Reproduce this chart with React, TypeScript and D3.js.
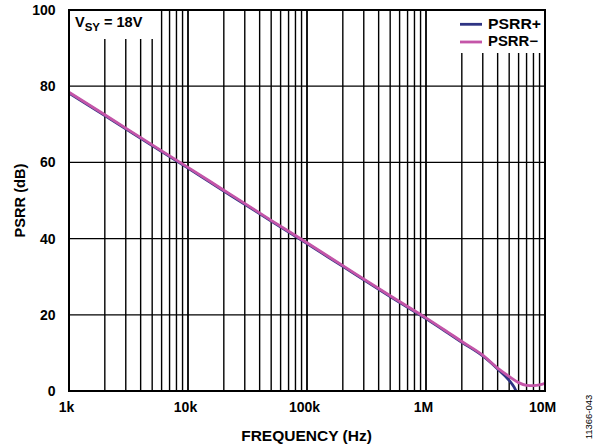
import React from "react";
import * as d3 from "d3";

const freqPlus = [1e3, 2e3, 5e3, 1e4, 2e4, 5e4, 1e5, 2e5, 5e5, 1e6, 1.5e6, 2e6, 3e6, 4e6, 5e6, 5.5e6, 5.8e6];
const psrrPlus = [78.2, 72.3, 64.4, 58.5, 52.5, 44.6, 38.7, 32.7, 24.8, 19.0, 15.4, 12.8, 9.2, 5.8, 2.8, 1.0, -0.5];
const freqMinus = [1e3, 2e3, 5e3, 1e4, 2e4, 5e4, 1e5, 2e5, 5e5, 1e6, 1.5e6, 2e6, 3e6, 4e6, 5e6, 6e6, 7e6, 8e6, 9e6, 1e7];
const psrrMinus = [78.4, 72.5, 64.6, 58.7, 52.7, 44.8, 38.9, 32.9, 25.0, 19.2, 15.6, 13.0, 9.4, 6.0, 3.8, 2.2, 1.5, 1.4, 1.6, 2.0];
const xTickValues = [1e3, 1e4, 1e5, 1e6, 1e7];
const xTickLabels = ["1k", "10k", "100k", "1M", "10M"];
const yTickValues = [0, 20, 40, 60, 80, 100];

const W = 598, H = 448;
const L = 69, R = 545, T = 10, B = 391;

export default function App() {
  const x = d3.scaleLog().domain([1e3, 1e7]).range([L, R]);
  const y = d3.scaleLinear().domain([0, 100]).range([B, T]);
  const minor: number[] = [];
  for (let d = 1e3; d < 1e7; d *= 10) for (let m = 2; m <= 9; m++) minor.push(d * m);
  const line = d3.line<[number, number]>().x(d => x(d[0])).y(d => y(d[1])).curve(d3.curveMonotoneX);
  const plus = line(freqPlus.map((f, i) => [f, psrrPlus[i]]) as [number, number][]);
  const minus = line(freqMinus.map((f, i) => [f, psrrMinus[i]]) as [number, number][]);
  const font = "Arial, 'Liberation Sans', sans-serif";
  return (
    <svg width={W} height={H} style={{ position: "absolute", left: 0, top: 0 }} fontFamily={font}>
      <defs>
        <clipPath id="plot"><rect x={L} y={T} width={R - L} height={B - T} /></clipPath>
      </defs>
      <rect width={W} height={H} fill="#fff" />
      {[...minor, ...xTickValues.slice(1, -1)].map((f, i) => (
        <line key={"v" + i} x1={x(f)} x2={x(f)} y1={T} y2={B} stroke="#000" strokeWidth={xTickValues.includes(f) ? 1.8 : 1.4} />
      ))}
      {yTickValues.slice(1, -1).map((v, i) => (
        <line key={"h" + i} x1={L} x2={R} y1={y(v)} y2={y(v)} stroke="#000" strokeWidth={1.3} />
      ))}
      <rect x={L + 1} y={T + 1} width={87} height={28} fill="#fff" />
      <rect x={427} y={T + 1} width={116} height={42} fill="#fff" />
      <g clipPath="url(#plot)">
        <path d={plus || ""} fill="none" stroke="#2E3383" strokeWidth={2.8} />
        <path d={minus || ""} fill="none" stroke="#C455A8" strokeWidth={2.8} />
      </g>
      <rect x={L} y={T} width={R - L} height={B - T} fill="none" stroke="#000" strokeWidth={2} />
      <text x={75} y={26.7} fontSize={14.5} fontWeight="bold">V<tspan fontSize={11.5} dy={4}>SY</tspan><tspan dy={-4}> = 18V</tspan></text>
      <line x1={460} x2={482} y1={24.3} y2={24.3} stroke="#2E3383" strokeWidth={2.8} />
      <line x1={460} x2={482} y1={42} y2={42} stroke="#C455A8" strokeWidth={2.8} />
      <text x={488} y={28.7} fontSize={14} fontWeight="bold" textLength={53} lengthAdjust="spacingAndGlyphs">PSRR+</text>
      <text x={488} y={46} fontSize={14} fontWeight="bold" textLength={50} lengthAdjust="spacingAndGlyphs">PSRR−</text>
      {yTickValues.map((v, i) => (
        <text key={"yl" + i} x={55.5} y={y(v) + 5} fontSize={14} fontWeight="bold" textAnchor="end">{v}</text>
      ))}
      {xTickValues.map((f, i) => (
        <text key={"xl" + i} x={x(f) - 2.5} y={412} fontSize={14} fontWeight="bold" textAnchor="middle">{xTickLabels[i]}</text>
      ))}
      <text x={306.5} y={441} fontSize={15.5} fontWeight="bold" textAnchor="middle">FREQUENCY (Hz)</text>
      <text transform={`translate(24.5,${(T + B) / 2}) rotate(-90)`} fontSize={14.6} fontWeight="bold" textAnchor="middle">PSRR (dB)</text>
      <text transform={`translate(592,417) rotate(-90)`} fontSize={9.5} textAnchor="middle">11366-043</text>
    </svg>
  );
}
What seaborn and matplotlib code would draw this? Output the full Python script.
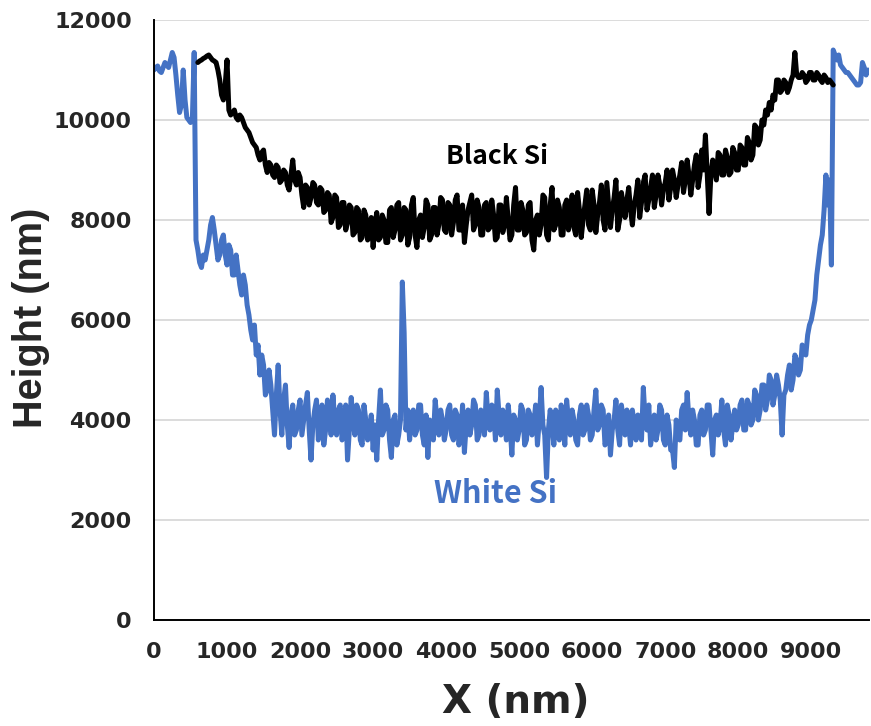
——
» **Job**
Only lines belong in the copy: transcribe those from the start of the data through the line that contains "import * as", and skip the pictures.

» **The answer**
Reproduce this chart with React, TypeScript and D3.js.
import React from "react";
import * as d3 from "d3";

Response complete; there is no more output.